Humanity is Drowning in it’s own Garbage

The past 60 years of progress since the founding of the Peace Corp and urbanization has brought the problem of municipal solid waste to the “third world”. As one of the hundreds of thousands of young volunteers who went to Africa and elsewhere in the third world on graduation from university I feel responsibility for my part in helping create the unintended consequences associated with globalization. Cities around the world, with as few as 100,000 inhabitants, are drowning in their own garbage. Ironically, in the third world, landfills are seen as an improvement on their extant mountains of garbage (Lauren Frayer, 2019). Landfills and landfilling, emits significant amounts of GHGs, reduces the amount of municipal landmass for development, encourages incineration of biomass, causes landscape changes, loss of habitats and displacement of fauna, and risks to public health derived from surface or groundwater contamination by leachate, the diffusion of litter into the wider environment and inadequate on-site recycling activities. According to the UN the world will have gone from 1/3 urban in 1950 to 2/3 urban in 2050. To put it another way from a little over 1 Billion people living in cities in 1950 to approximately 7 Billion in cities by 2050. All of these people will have access to electricity, cars, food grown far from where it’s consumed, and producing massive quantities of municipal solid waste.
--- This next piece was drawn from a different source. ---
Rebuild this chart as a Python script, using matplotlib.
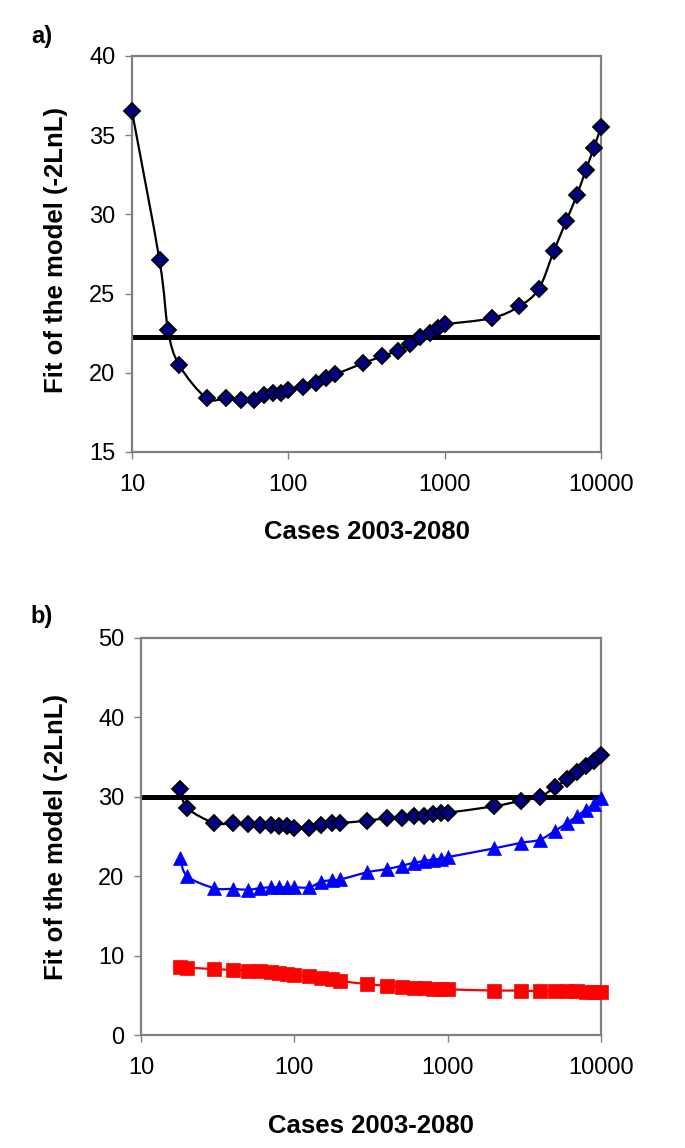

After oil & gas exploration and animal husbandry, landfills are the third largest source of anthropogenic methane and represent 160 million Tons eCO2 annually in the United States. Fresh annual MSW will produce approximately an additional 40 million Tons of eCO2. That is about 4% of America’s total GHG emissions. Diversion and recycling is and will be an important component of tackling this problem in the first world but as demonstrated by the oceanic islands of floating plastic https://www.nationalgeographic.org/encyclopedia/great-pacific-garbage-patch/ the problem is growing faster than the solutions. Due to the rapid urbanization of Africa, the Middle East, and parts of Asia and population growth the GHG contribution I calculated above for America will be even greater for much of the rest of the world now and in the future. I believe that there are technological alternatives to landfilling apart from diversion and recycling, Germany recycles 87% of it’s municipal waste, Italy recycles 51% while America recycles about 35%.

I’m interested to hear what readers know about this problem and how to tackle it going forward. Just a word of caution. In Europe landfilling is strictly limited and cost hundreds of dollars per ton. In America the cost of landfilling is about $10/Ton. Europe has 50% more people in half the land mass of the United States.